Driss Ksikès est un auteur engagé dans la cité. Ses pièces de théâtre s’inscrivent dans une lignée résolument postmoderne, dans les pas de Samuel Beckett et de Harold Pinter. Ses personnages n’ont rien d’exceptionnel, ils n’ont même pas de prénoms, juste une initiale, traduisant ainsi la place de l’humain dans nos sociétés. Il a aussi écrit un roman, « Ma boîte noire », (éd. Tarik et Le Grand Souffle 2006), où le héros de son prénom « Mokhtar », traduisez « le choisi » ou « l’élu » ne devient pas une bombe humaine grâce à sa découverte de l’amour. Comme Mokhtar, le narrateur de sa nouvelle « Un jour, un sourire » (La pensée du Midi, Actes Sud 2010) est sauvé par l’amour. Ses derniers textes sont regroupées dans « Ainsi parle cette chose qui sommeille en toi » (prod. CultureInterface, D. Fiat, Paris 2012). Ce sont des portraits monologues. Il donne dans ces écrits la parole à des personnages voués au silence comme « la femme-enfant » ou écrasés par la soumission tel « le courtisan déchu ». Venez écouter Driss Ksikès qui écrit : « La liberté n’est pas l’absence de contraintes mais la gestion non contrariée des désirs. » (T.B.)
mardi 12 juin 2012

Cet entretien avec Driss Ksikès est réalisé le 30 mai 2012 à L’appartement 22, par Touda Bouanani.

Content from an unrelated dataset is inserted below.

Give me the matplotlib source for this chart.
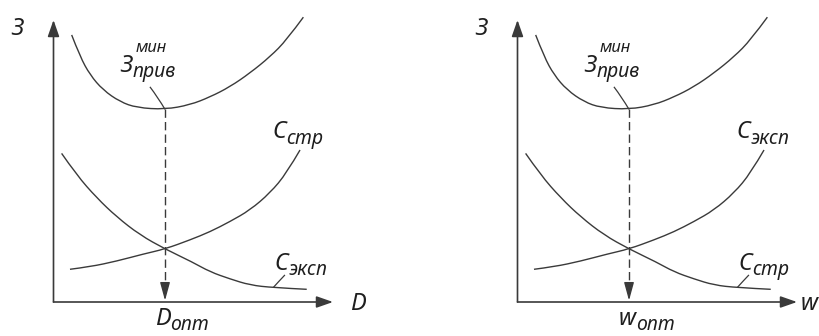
import matplotlib
matplotlib.use('Agg')
import matplotlib.pyplot as plt
from matplotlib.path import Path
from matplotlib.patches import PathPatch

plt.rcParams['font.family'] = 'Noto Sans'
plt.rcParams['lines.scale_dashes'] = False

# total reduced costs (U-shaped curve), axis units 0..10
x_total = [0.65, 0.95, 1.31, 1.77, 2.38, 2.98, 3.99, 4.88, 5.60, 6.31, 7.03, 7.75, 8.34, 8.94]
y_total = [9.47, 8.70, 8.05, 7.52, 7.10, 6.89, 6.83, 6.99, 7.27, 7.63, 8.12, 8.70, 9.29, 10.10]

# rising cost component
x_rise = [0.59, 1.31, 2.26, 3.21, 3.99, 4.88, 5.60, 6.31, 7.03, 7.75, 8.34, 8.82]
y_rise = [1.16, 1.25, 1.45, 1.70, 1.88, 2.20, 2.49, 2.85, 3.26, 3.87, 4.57, 5.39]

# falling cost component
x_fall = [0.29, 0.83, 1.55, 2.26, 3.09, 3.99, 4.96, 5.60, 6.31, 7.03, 7.86, 9.06]
y_fall = [5.27, 4.50, 3.69, 3.02, 2.38, 1.88, 1.42, 1.07, 0.82, 0.60, 0.51, 0.45]

# optimum point
x_opt = 3.99
y_min = 6.83

# leader lines for the labels
x_lead_min = [3.45, 3.74, 3.99]
y_lead_min = [7.63, 7.25, 6.83]
x_lead_low = [8.28, 8.05, 7.86]
y_lead_low = [0.96, 0.72, 0.51]

line_c = '#3a3a3a'
text_c = '#1e1e1e'
fs = 17
fs_small = 14

fig = plt.figure(figsize=(8.2, 3.36), dpi=100)


def smooth_path(xs, ys):
    # quadratic b-spline through the points (midpoints are on the curve)
    verts = [(xs[0], ys[0])]
    codes = [Path.MOVETO]
    n = len(xs)
    for i in range(1, n - 1):
        verts.append((xs[i], ys[i]))
        if i < n - 2:
            verts.append(((xs[i] + xs[i + 1]) / 2, (ys[i] + ys[i + 1]) / 2))
        else:
            verts.append((xs[i + 1], ys[i + 1]))
        codes += [Path.CURVE3, Path.CURVE3]
    return Path(verts, codes)


def label(ax, x, y, main, sub=None, sup=None):
    t = ax.text(x, y, main, fontsize=fs, style='italic', color=text_c,
                va='baseline', ha='left', clip_on=False)
    if sub:
        ax.annotate(sub, xy=(1, 0), xycoords=t, xytext=(0, 0.5), textcoords='offset points',
                    fontsize=fs_small, style='italic', color=text_c, va='baseline', ha='left')
    if sup:
        ax.annotate(sup, xy=(1, 1), xycoords=t, xytext=(2, 1), textcoords='offset points',
                    fontsize=fs_small * 0.85, style='italic', color=text_c, va='baseline', ha='left')
    return t


def draw_panel(left, x_name, rise_name, fall_name, x_name_pos):
    ax = fig.add_axes([left, 34 / 336, 279.5 / 820, 282 / 336])
    ax.set_xlim(0, 10)
    ax.set_ylim(0, 10)
    ax.axis('off')

    # axes with arrows
    arrow = dict(arrowstyle='-|>,head_length=1.0,head_width=0.35', color=line_c,
                 lw=1.2, shrinkA=0, shrinkB=0)
    ax.annotate('', xy=(10, 0), xytext=(0, 0), arrowprops=arrow, annotation_clip=False)
    ax.annotate('', xy=(0, 10), xytext=(0, 0), arrowprops=arrow, annotation_clip=False)

    # curves
    for xs, ys in [(x_total, y_total), (x_rise, y_rise), (x_fall, y_fall)]:
        ax.add_patch(PathPatch(smooth_path(xs, ys), fill=False, edgecolor=line_c,
                               lw=1.0, clip_on=False))

    # dashed drop from the minimum to the x axis
    ax.plot([x_opt, x_opt], [y_min, 0.55], color=line_c, lw=1.0, ls=(0, (6, 3)))
    ax.annotate('', xy=(x_opt, 0.05), xytext=(x_opt, 0.6),
                arrowprops=dict(arrowstyle='-|>,head_length=1.1,head_width=0.3',
                                color=line_c, lw=1.0, shrinkA=0, shrinkB=0))

    # leaders
    ax.add_patch(PathPatch(smooth_path(x_lead_min, y_lead_min), fill=False,
                           edgecolor=line_c, lw=0.9))
    ax.add_patch(PathPatch(smooth_path(x_lead_low, y_lead_low), fill=False,
                           edgecolor=line_c, lw=0.9))

    # labels
    label(ax, -1.5, 9.47, 'З')
    label(ax, x_name_pos, -0.3, x_name)
    label(ax, 3.62, -0.82, x_name, sub='опт')
    label(ax, 2.38, 8.16, 'З', sub='прив', sup='мин')
    label(ax, 7.85, 5.8, 'С', sub=rise_name)
    label(ax, 7.9, 1.15, 'С', sub=fall_name)
    return ax


draw_panel(53.5 / 820, 'D', 'стр', 'эксп', 10.61)
draw_panel(517.5 / 820, 'w', 'эксп', 'стр', 10.12)

fig.savefig('out.png', dpi=100)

T . B. : Quel a été le point de départ de votre dernier écrit « ainsi parle la chose qui sommeille en toi » ?

D. K. : C’est un long cheminement. Lorsque Nawal Slaoui m’a proposé après avoir vu ma pièce « 180 degrés » de prendre part à un projet collectif sur l’individu et la communauté, l’espace privé et l’espace public (thématiques récurrentes dans mon travail), j’ai cherché à explorer la frontière entre les deux : l’intime et le collectif, l’intérieur et l’extérieur. Cela m’a amené à identifier des objets frontières et des personnages frontières. J’ai essayé d’écrire des portraits monologues des uns et des autres. Pour les objets, cela ressemble à une métaphysique des choses ordinaires puisque je fais parler la porte, l’écran, la fenêtre, le miroir, non comme des objets inanimés mais comme une extension de notre conscience. Pour ce qui est des personnages, la femme-enfant, la migrante, le dealer et le gardien m’ont tous hanté d’une manière ou d’une autre et j’ai cherché à restituer ce sentiment obsessionnel sans être redondant.

T . B. : Vous nommez rarement vos personnages. Pourquoi ?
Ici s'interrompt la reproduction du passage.